Keeping children safe on school grounds should be a priority for educators, law enforcement and the entire community. But a plan before the Legislature to arm school employees and volunteers is not the answer. Adding more guns to schools gives an illusion of safety while exponentially increasing the chance of accidents. There are better ways to improve safety than to arm more people in buildings where there should be no firearms at all.
It's the second time since the 2012 Sandy Hook Elementary massacre that Florida lawmakers have proposed allowing school principals or superintendents the discretion to grant certain employees or volunteers the right to carry guns on campus or in district administration offices.
Under SB 968, those allowed to carry guns would have to be current or former members of the military, National Guard members or reservists with no disciplinary actions related to firearms in their files.
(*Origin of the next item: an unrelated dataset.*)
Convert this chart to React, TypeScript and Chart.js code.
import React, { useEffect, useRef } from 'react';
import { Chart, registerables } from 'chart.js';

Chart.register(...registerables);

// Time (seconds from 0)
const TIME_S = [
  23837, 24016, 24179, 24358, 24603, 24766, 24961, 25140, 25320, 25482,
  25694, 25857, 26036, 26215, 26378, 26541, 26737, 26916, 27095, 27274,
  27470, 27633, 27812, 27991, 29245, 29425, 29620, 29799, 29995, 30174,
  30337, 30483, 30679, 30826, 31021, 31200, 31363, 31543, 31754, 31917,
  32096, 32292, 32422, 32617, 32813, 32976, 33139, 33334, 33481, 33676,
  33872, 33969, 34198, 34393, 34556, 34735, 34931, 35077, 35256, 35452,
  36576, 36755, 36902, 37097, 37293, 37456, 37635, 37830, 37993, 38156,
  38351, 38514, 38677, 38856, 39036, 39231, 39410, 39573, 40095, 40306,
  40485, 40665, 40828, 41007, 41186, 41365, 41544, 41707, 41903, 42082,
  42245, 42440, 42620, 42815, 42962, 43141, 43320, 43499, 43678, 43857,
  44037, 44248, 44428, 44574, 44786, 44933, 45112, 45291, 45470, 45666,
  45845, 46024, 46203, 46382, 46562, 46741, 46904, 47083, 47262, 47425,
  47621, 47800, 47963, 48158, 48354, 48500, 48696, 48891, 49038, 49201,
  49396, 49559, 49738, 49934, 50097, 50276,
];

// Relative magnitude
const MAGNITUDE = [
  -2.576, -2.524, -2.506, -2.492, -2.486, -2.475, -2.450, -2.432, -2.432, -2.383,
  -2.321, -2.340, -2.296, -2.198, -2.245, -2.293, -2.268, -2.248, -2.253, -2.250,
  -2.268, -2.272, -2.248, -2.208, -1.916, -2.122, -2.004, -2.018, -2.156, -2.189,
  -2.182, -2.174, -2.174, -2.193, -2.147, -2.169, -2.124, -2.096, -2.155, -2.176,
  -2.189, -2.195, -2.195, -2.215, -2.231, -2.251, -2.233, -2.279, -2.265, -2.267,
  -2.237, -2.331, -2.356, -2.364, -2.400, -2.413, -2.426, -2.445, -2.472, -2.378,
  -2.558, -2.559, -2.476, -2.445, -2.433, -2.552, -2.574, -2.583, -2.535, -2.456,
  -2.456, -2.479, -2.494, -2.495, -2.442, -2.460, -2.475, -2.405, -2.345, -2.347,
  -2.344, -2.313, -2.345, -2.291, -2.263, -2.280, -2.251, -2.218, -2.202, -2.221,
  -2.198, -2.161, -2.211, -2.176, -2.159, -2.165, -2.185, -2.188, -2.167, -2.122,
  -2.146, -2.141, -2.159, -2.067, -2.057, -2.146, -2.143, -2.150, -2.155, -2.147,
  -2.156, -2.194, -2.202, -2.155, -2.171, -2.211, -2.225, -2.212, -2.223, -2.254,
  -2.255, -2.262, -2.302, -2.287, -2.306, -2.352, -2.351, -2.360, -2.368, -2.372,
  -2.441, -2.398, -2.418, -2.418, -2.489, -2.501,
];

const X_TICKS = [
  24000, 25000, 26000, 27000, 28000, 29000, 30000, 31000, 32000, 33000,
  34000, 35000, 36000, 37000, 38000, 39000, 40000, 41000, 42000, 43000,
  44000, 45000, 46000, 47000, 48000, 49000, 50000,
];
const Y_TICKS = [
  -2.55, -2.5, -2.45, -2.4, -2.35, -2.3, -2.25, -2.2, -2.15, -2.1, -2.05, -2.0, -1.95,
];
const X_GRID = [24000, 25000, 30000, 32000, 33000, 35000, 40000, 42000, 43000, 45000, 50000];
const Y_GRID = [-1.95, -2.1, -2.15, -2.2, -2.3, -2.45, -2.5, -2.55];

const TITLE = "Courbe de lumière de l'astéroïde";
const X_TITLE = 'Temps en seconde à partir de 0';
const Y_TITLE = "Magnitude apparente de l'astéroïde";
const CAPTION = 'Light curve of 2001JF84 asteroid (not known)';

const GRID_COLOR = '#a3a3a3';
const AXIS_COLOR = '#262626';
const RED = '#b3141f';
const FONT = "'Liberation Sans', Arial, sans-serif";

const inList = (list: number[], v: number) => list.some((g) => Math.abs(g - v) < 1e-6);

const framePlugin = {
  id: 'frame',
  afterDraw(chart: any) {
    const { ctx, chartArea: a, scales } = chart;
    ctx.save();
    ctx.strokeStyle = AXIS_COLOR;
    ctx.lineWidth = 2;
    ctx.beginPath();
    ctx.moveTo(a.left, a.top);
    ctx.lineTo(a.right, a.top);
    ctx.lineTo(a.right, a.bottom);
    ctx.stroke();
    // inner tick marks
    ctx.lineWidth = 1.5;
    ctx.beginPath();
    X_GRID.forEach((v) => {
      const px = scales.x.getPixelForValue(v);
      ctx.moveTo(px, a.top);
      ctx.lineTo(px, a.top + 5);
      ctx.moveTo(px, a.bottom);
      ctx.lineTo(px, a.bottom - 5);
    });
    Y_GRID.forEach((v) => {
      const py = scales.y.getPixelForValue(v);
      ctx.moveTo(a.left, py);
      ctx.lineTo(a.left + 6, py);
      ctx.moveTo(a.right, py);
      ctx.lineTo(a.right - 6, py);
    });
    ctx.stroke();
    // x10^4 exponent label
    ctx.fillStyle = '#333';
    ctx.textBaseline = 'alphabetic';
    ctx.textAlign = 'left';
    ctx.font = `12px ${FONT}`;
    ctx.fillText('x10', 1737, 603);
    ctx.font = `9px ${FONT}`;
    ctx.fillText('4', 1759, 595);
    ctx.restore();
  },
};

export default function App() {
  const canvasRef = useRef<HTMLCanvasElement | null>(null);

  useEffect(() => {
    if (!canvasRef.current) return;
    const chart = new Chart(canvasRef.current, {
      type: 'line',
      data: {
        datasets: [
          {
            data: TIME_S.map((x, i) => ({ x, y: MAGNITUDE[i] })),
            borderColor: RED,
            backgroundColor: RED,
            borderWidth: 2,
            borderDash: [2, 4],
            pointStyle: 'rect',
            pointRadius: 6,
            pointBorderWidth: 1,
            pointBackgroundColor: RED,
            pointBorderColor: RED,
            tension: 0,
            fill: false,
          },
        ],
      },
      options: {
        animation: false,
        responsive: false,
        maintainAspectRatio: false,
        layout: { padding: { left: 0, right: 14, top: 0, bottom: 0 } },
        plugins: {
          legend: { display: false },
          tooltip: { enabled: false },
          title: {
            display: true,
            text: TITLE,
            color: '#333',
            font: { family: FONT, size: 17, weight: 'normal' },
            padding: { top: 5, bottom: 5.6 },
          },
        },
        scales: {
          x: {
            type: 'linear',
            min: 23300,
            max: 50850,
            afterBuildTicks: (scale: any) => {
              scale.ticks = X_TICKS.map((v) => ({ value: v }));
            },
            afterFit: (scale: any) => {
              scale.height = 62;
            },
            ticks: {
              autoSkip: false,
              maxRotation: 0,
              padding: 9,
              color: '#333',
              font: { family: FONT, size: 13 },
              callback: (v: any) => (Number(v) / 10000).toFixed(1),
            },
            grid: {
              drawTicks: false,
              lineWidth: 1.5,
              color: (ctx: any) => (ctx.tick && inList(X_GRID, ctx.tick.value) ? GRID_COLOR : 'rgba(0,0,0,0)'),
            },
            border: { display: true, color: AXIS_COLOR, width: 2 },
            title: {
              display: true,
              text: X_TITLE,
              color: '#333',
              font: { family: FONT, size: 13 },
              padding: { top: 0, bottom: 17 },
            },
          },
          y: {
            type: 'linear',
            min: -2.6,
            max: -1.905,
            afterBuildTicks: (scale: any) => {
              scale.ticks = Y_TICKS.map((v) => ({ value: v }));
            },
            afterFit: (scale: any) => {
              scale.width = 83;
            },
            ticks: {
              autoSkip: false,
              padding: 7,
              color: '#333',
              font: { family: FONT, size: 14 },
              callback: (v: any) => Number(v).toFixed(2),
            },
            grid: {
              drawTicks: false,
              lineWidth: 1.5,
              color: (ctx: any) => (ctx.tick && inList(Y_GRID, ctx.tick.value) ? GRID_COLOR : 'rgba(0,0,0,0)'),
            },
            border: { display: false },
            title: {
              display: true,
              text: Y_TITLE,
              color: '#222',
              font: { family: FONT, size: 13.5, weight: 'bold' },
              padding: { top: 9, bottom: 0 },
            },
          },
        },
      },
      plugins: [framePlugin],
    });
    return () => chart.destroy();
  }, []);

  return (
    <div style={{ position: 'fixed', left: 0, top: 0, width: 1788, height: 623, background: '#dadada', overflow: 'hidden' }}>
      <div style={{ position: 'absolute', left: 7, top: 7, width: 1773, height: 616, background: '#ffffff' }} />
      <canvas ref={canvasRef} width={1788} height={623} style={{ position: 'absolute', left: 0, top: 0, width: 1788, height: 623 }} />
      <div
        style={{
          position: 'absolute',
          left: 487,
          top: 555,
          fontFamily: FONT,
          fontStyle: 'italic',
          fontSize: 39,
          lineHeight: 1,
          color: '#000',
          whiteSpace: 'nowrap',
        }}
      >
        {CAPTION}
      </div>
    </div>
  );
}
Current or former law enforcement officers with clean personnel records would also be eligible. The designees would have to attend a 40-hour school safety program and complete active shooter and firearm training. A House version of the bill, HB 968, contains much of the same language, though it expands the list of those who could be granted permission to carry guns on campus to any school district employee or volunteer who has passed a background screening after they completed training and have a valid concealed carry permit. Do we really want to arm English teachers?
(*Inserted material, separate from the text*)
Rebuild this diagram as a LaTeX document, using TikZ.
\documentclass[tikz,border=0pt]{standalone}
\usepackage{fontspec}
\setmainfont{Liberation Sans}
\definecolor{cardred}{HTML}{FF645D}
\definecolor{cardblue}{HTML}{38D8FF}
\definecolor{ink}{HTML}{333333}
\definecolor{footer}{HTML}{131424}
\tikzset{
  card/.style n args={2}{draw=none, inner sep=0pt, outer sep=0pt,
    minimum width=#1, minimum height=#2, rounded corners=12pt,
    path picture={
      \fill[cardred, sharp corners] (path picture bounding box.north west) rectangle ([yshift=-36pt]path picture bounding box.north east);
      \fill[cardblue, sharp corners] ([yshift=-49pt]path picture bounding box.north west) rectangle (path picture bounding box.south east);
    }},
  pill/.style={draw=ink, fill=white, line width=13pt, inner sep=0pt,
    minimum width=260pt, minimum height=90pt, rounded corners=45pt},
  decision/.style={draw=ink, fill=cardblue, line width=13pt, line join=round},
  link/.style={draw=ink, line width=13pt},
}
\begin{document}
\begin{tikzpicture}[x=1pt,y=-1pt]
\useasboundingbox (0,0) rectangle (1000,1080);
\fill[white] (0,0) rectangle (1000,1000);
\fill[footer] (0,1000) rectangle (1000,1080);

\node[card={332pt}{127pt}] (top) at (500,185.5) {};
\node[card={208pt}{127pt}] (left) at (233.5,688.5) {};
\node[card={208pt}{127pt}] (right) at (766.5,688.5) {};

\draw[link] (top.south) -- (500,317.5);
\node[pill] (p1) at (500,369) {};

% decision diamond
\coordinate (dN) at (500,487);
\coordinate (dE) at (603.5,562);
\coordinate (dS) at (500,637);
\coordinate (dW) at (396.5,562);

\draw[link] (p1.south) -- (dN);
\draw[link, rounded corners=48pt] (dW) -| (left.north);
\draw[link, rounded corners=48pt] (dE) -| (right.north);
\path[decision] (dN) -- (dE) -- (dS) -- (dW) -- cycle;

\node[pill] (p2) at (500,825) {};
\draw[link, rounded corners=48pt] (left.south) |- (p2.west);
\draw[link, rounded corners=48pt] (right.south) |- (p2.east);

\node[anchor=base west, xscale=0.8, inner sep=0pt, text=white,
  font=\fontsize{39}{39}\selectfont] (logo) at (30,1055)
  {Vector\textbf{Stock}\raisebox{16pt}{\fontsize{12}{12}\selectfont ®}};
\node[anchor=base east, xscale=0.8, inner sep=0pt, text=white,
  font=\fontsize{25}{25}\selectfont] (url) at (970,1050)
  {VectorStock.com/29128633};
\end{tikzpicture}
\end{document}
The training required in the bills does not come close to approaching that required of active duty law enforcement officers. Adding more firearms inside schools would only increase the odds that tense situations could escalate into gunfire or accidents — such as a misplaced or dislodged weapon — and could turn deadly. It does not take much imagination for anyone who has recently visited a school campus to envision what could go wrong.
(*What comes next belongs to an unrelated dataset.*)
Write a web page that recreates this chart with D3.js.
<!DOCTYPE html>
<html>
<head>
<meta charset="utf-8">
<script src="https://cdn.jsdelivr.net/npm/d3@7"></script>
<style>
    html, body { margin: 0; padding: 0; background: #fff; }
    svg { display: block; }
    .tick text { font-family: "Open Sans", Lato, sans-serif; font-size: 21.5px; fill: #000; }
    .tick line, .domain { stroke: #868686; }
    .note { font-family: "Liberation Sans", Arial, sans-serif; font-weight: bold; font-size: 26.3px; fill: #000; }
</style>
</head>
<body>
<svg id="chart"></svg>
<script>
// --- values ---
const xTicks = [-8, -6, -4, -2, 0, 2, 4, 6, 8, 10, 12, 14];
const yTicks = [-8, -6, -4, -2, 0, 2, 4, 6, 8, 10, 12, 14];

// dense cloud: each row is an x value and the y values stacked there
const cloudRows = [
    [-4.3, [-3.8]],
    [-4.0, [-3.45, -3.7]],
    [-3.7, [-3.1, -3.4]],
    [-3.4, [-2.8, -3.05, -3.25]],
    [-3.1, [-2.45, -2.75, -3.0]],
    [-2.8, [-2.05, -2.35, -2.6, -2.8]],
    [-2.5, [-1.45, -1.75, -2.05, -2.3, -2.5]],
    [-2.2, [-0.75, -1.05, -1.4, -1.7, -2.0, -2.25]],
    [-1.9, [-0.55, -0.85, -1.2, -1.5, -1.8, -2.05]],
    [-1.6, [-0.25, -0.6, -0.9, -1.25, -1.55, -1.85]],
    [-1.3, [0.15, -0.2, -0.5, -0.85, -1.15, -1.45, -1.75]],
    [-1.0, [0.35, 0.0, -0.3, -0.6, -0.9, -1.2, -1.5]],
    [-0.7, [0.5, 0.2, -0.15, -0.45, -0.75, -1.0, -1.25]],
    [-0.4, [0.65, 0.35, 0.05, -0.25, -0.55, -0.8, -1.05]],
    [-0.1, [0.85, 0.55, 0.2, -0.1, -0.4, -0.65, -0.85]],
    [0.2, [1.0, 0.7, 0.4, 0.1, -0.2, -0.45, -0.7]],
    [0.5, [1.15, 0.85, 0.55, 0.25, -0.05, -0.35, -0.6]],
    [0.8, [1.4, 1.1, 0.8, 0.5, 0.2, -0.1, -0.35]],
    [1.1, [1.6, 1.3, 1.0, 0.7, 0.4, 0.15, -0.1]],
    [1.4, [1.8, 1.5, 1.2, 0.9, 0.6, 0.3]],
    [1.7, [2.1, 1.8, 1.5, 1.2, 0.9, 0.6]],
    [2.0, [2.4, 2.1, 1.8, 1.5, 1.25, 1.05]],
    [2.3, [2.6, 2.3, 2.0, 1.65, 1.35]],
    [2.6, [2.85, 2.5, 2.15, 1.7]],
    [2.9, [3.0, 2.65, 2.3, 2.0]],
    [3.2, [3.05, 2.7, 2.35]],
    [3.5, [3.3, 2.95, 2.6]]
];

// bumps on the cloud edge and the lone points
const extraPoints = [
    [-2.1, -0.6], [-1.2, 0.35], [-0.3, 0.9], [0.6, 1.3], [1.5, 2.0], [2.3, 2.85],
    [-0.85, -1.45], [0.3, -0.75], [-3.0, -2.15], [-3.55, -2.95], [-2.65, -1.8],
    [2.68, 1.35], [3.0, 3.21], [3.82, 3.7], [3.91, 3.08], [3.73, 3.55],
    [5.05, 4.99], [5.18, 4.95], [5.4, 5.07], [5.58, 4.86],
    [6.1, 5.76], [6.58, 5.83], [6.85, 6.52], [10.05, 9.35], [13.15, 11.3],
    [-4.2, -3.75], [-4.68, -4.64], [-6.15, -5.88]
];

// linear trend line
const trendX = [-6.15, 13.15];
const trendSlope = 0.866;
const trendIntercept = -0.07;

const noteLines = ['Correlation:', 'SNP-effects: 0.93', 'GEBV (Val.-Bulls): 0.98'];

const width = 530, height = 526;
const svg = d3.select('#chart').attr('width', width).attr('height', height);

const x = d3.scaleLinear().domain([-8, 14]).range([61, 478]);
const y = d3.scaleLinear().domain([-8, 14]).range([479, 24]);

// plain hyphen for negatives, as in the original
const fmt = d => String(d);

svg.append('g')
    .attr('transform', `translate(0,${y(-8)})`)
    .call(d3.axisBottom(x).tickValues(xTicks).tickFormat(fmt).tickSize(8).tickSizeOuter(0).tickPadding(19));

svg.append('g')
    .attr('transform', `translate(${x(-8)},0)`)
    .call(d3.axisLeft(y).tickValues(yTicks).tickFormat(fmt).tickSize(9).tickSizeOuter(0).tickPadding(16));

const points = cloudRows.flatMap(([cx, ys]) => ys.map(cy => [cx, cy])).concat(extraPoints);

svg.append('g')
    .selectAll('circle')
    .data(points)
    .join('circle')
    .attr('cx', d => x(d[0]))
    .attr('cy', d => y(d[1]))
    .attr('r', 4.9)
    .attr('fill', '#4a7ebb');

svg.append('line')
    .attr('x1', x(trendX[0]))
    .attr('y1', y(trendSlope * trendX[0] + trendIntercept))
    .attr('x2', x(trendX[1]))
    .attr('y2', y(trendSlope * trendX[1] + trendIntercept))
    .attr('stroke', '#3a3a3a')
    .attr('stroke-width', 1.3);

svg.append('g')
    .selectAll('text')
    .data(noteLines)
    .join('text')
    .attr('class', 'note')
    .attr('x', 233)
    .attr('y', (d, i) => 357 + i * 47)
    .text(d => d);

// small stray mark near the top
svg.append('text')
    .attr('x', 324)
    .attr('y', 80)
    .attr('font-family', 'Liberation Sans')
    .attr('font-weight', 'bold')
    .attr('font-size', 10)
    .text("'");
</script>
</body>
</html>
Yet House and Senate committees approved versions of their bills last week even as those closest to the risk — parent groups, school boards and the statewide teachers union — all voiced opposition. Seeking to protect schools is a shared desire, and some of the new security measures implemented by many school districts since Sandy Hook have been wise. But just putting more guns on campus in the hands of employees who have other responsibilities, or volunteers who may not have worked with children or have law enforcement training, would create more risk, not less. It's time legislators stood for common sense instead of for the National Rifle Association.